Variations in diffusion rates of simple point defects, such as vacancies and interstitials, are generally assumed to be dominated by energy barriers, as demonstrated for example by the large number of kinetic Monte Carlo studies that rest on constant rate prefactors. While this is mostly correct when energy barriers are well separated from each other, typically in crystals, entropic variations between the local minima and associated activated states become increasingly important as energy barriers of diffusion-mediating-mechanisms get closer, typically in disordered environments.

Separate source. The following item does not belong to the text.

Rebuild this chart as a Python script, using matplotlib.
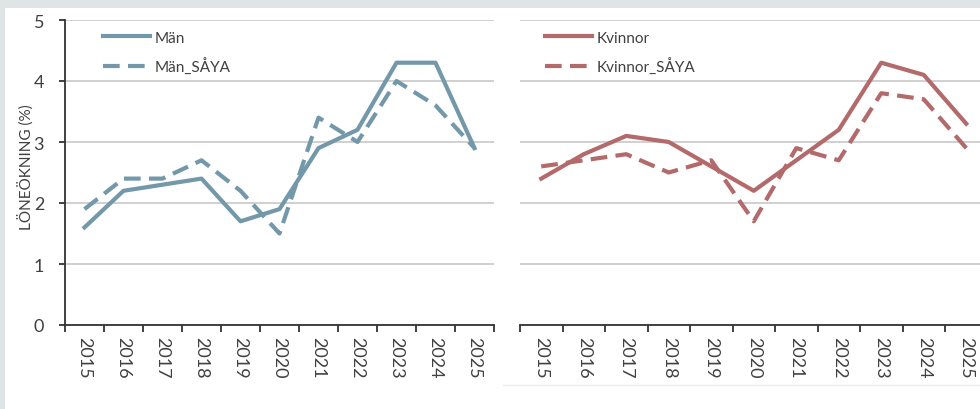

The unexpected slower defect diffusion observed in high entropy alloys, which are characterized by the presence of a large number of different elements in roughly equal proportions, has brought us to revisit the role of prefactors. Combining the Activation-Relaxation Technique nouveau (ART nouveau) and the harmonic approximation for computing diffusion prefactors, we find that vacancy diffusion prefactors in a 55Fe-28Ni-17Cr concentrated solution alloy modeled with EAM empirical potentials can vary by up to six orders of magnitude, at almost constant energy barrier. This variation, mostly associated with changes in local pressure, suggests that prefactor could play a much more important role than previously thought in the defect kinetics of high entropy alloys and of disordered systems in general.